The San Diego Padres have taken the field looking to sweep a series five times this season. They are 0-5 in those games.
They will hope the sixth time is a charm on Wednesday when they host the Oakland Athletics in an afternoon game.
After failing to break out the brooms against Milwaukee, Arizona, Atlanta, Miami and Kansas City this season, the Padres are getting another shot thanks to Kyle Higashioka. The catcher hit a leadoff homer in the bottom of the ninth on Tuesday, lifting San Diego to a 4-3 win in front of 41,945 fans.
“Feels good to come through for the team for once,” Higashioka said. “We had the lead late and giving it up is a little bit of a letdown. I was glad we could win it without going extra innings. The team has shown a lot of resilience.”
On that count, Higashioka is correct. The Padres have won 14 games after trailing, including the first two of this series. Last year’s underachieving team wasn’t known for its dramatic rallies late in games.
There was one troubling note for the Padres, though: an eighth-inning injury to left fielder Jurickson Profar. He left the game after his left knee buckled as he swung and missed at a pitch. Manager Mike Shildt said the knee was sore but didn’t provide an update as to Profar’s status for the Wednesday game.
Right-hander Michael King (5-4, 3.58 ERA) will make the start for San Diego. He is coming off a 10-3 win Friday night against the Diamondbacks that saw him work five shutout innings, allowing four hits and a walk while fanning five.

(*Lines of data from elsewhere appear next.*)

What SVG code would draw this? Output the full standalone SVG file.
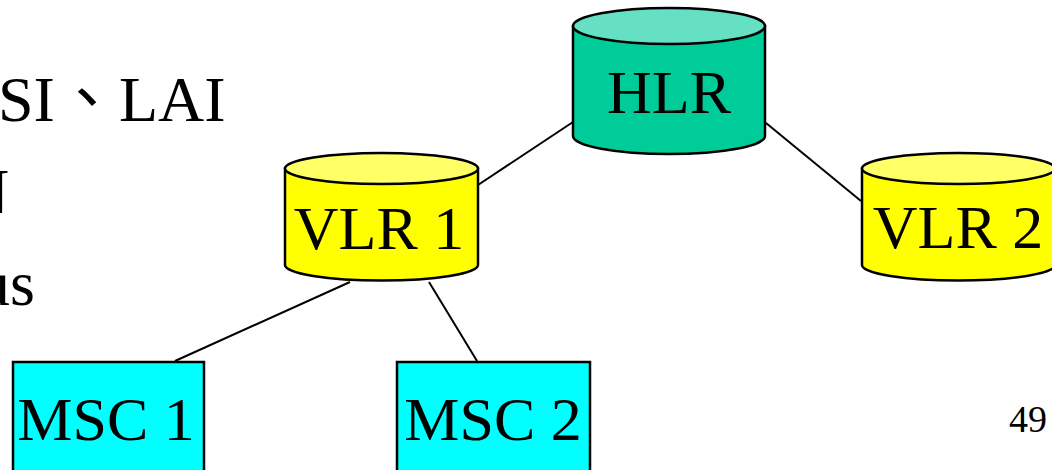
<svg xmlns="http://www.w3.org/2000/svg" width="1052" height="470" viewBox="0 0 1052 470">
<style>
.t{font-family:"Liberation Serif","Noto Sans CJK TC",serif;fill:#000}
.lbl{font-size:62px;text-anchor:middle}
.side{font-size:64px}
.shape{stroke:#000;stroke-width:2.5}
.conn{stroke:#000;stroke-width:2;fill:none}
</style>
<rect width="1052" height="470" fill="#fff"/>
<g id="side-text">
<text class="t side" x="-2" y="121">SI、LAI</text>
<text class="t side" x="9" y="213" text-anchor="end">N</text>
<text class="t side" x="35" y="305" text-anchor="end">us</text>
<text class="t" x="1009" y="432" font-size="38">49</text>
</g>
<g id="connectors">
<line class="conn" x1="573" y1="122" x2="478" y2="185"/>
<line class="conn" x1="766" y1="123" x2="861" y2="201"/>
<line class="conn" x1="350" y1="282" x2="175" y2="361"/>
<line class="conn" x1="429" y1="282" x2="477" y2="361"/>
</g>
<g id="HLR">
<path class="shape" fill="#00CC99" d="M573,26 L573,136 A96,18 0 0 0 765,136 L765,26 Z"/>
<ellipse class="shape" fill="#66E0C2" cx="669" cy="26" rx="96" ry="18"/>
<text class="t lbl" x="669" y="113">HLR</text>
</g>
<g id="VLR1">
<path class="shape" fill="#FFFF00" d="M285,168.5 L285,265 A96.5,15.5 0 0 0 478,265 L478,168.5 Z"/>
<ellipse class="shape" fill="#FFFF66" cx="381.5" cy="168.5" rx="96.5" ry="15.5"/>
<text class="t lbl" x="379" y="249">VLR 1</text>
</g>
<g id="VLR2">
<path class="shape" fill="#FFFF00" d="M862,168.5 L862,265 A96.5,15.5 0 0 0 1055,265 L1055,168.5 Z"/>
<ellipse class="shape" fill="#FFFF66" cx="958.5" cy="168.5" rx="96.5" ry="15.5"/>
<text class="t lbl" x="958" y="248">VLR 2</text>
</g>
<g id="MSC1">
<rect class="shape" fill="#00FFFF" x="13" y="362" width="191" height="120"/>
<text class="t lbl" x="106" y="440">MSC 1</text>
</g>
<g id="MSC2">
<rect class="shape" fill="#00FFFF" x="397" y="362" width="193" height="120"/>
<text class="t lbl" x="493" y="440">MSC 2</text>
</g>
</svg>
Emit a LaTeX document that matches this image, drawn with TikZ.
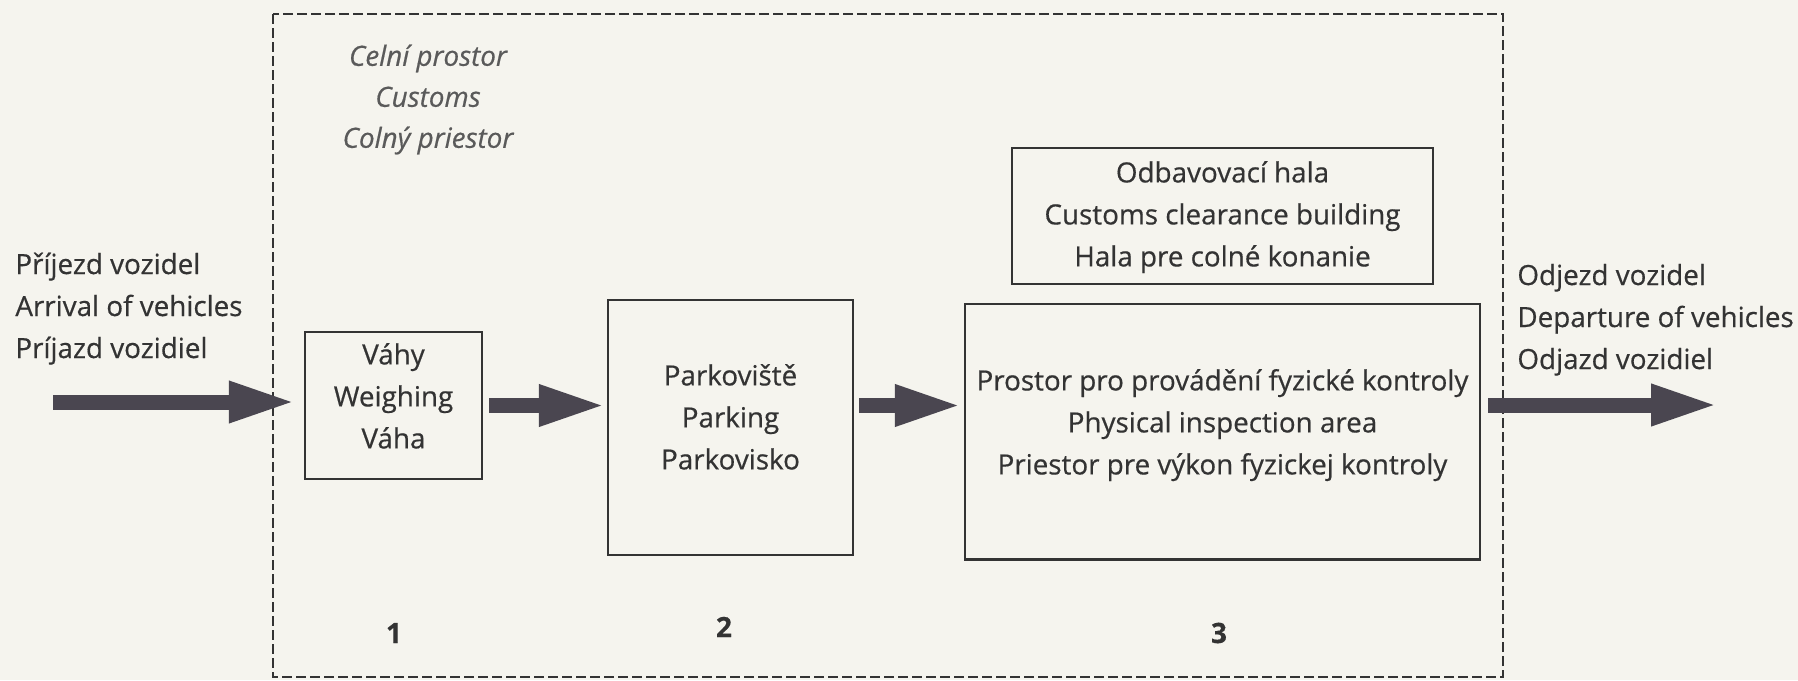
\documentclass[tikz,border=0pt]{standalone}
\usepackage{fontspec}
\setmainfont{Open Sans}[FakeBold=0.5]
\usetikzlibrary{arrows.meta,calc}
\definecolor{bg}{HTML}{F5F4EE}
\definecolor{ink}{HTML}{333333}
\definecolor{boxline}{HTML}{333333}
\definecolor{arrowc}{HTML}{4A4650}
\definecolor{ital}{HTML}{5A5A5A}
\newcommand{\mlc}[2][0pt]{\begin{tabular}{@{}c@{}}#2\\[#1]\end{tabular}}
\newcommand{\mll}[1]{\begin{tabular}{@{}l@{}}#1\end{tabular}}
\tikzset{
  every node/.style={inner sep=0pt, text=ink, font=\fontsize{13.9}{21}\selectfont},
  stagebox/.style={draw=boxline, line width=1.25pt, rectangle, inner sep=0pt},
  flow/.style={draw=arrowc, line width=7.5pt, -{Triangle[length=33.5pt,width=19pt]}},
  zone/.style={draw=boxline, line width=0.75pt, dash pattern=on 5pt off 2pt},
  caption/.style={font=\fontsize{13.9}{20.5}\selectfont\itshape, text=ital},
  stepnum/.style={font=\fontsize{14}{16}\selectfont\bfseries, text=ink},
}
\begin{document}
\begin{tikzpicture}[x=0.5pt, y=-0.5pt]
\fill[bg] (0,0) rectangle (1798,680);
\useasboundingbox (0,0) rectangle (1798,680);

% customs zone
\draw[zone] (273,14) rectangle (1503,677);
\node[caption] (zonecap) at (428,98.6) {\mlc{Celní prostor\\Customs\\Colný priestor}};

% stages
\node[stagebox, minimum width=88.5pt, minimum height=73.5pt] (weigh) at (393.5,405.5)
  {\mlc[7.5pt]{Váhy\\Weighing\\Váha}};
\node[stagebox, minimum width=122.5pt, minimum height=127.5pt] (park) at (730.5,427.5)
  {\mlc[8.5pt]{Parkoviště\\Parking\\Parkovisko}};
\node[stagebox, minimum width=257.5pt, minimum height=127.75pt] (phys) at (1222.5,431.75)
  {\mlc[7.75pt]{Prostor pro provádění fyzické kontroly\\Physical inspection area\\Priestor pre výkon fyzickej kontroly}};
\node[stagebox, minimum width=210.5pt, minimum height=68pt] (hall) at (1222.5,216)
  {\mlc{Odbavovací hala\\Customs clearance building\\Hala pre colné konanie}};

% entry / exit labels
\node[anchor=west] (arrive) at (15,307.6) {\mll{Příjezd vozidel\\Arrival of vehicles\\Príjazd vozidiel}};
\node[anchor=west] (depart) at (1517,318.6) {\mll{Odjezd vozidel\\Departure of vehicles\\Odjazd vozidiel}};

% step numbers
\node[stepnum] (n1) at (394,633) {1};
\node[stepnum] (n2) at (724,627) {2};
\node[stepnum] (n3) at (1219,633) {3};

% flow arrows
\coordinate (entry) at (53,402);
\coordinate (exit) at (1718,405);
\draw[flow] (entry) -- ($(weigh.west |- entry)+(-8,0)$);
\draw[flow] ($(weigh.east)+(6,0)$) -- ($(park.west |- weigh.east)+(-1,0)$);
\draw[flow] ($(park.east |- weigh.east)+(5,0)$) -- ($(phys.west |- weigh.east)+(-2,0)$);
\draw[flow] ($(phys.east |- exit)+(7,0)$) -- (exit);
\end{tikzpicture}
\end{document}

King will be making his first career start against Oakland. He worked 1 1/3 scoreless innings of relief against the A’s while a member of the New York Yankees in 2022.
The Athletics will counter with left-hander Hogan Harris (0-0, 2.21 ERA). His last outing came Friday night, when he fired six scoreless innings against the Toronto Blue Jays in a game Oakland won 2-1 in the bottom of the ninth on a walk-off homer by JJ Bleday.
Harris allowed just three hits, walked two and fanned three in a 91-pitch outing. He will be facing the Padres for the first time in his career. In his third stint with the A’s this year, Harris has permitted one earned run in 11 2/3 innings over his past two starts.
“My fastball has been playing pretty well,” he said. “I just realized, if I get behind in the count, just attack them with the heater and see what happens. Instead of just trying to dot everything, sometimes you just have to go after them.
“Even the hard-hit balls, it’s still hard to get a hit because there’s eight (defenders) out there.”
If Oakland hitters feel like that number has multiplied against them with runners on base, there’s a good reason. In the past nine games, the A’s are 4-for-52 with runners in scoring position after going 1-for-8 on Tuesday.
The A’s have been held under four runs in eight of their past nine games, going 2-7, and they have dropped four straight.